In a paper published today (April 25) in Science Advances, a team led by scientists from the University of Arizona and the US National Parks Service report scouring the grounds of the White Sands National Monument in New Mexico for evidence of the historical relationship between humans and giant sloths. The White Sands monument, a park-like area full of sand dunes, contains footprints left by all kinds of ancient creatures. Giant sloth footprints are fairly easy to recognize: They’re almost two feet long (about 30 cm) and a foot wide, shaped like kidneys, and show evidence of deep claws.

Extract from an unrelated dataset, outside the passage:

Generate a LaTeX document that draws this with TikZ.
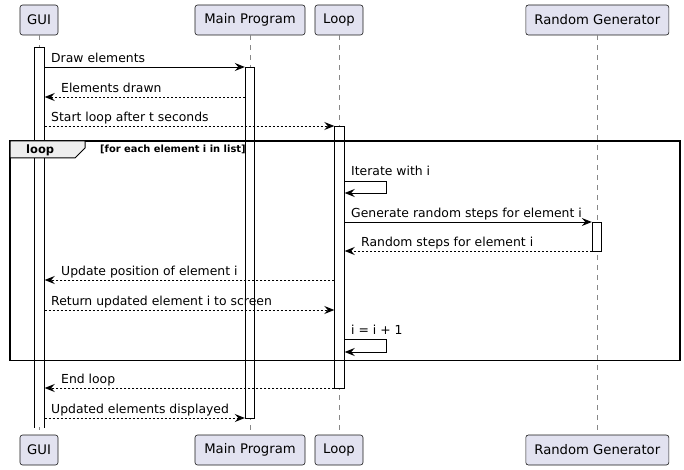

A person holds casts of giant sloth footprints
Plaster casts of giant sloth footprints.
Image: David Bustos, National Park Service

In total, the researchers found 251 giant sloth tracks in White Sands from between 15,000 and 10,000 years ago. But these tracks were rarely alone. In many cases, human footprints from the same time period were actually inside the sloth tacks, suggesting that our ancestors were creeping up on these creatures. The direction of the tracks also tell a story of pursuit. The team hypothesizes that the sloths were running, sometimes in circles, sometimes darting away, from hungry humans who appear to have worked in groups.

Years of erosion have degraded the quality of some of these footprints, so the scientists aren’t 100% confident that they prove humans hunted giant sloths. At the very least, though, “We…infer that humans actively stalked and/or harassed sloths, if not hunted them,” the authors write.

Assuming they were easy to hunt, giant sloths would have made a nice meal. One sloth would be roughly the size of a bison, which could hypothetically provide about 612,000 calories to a human.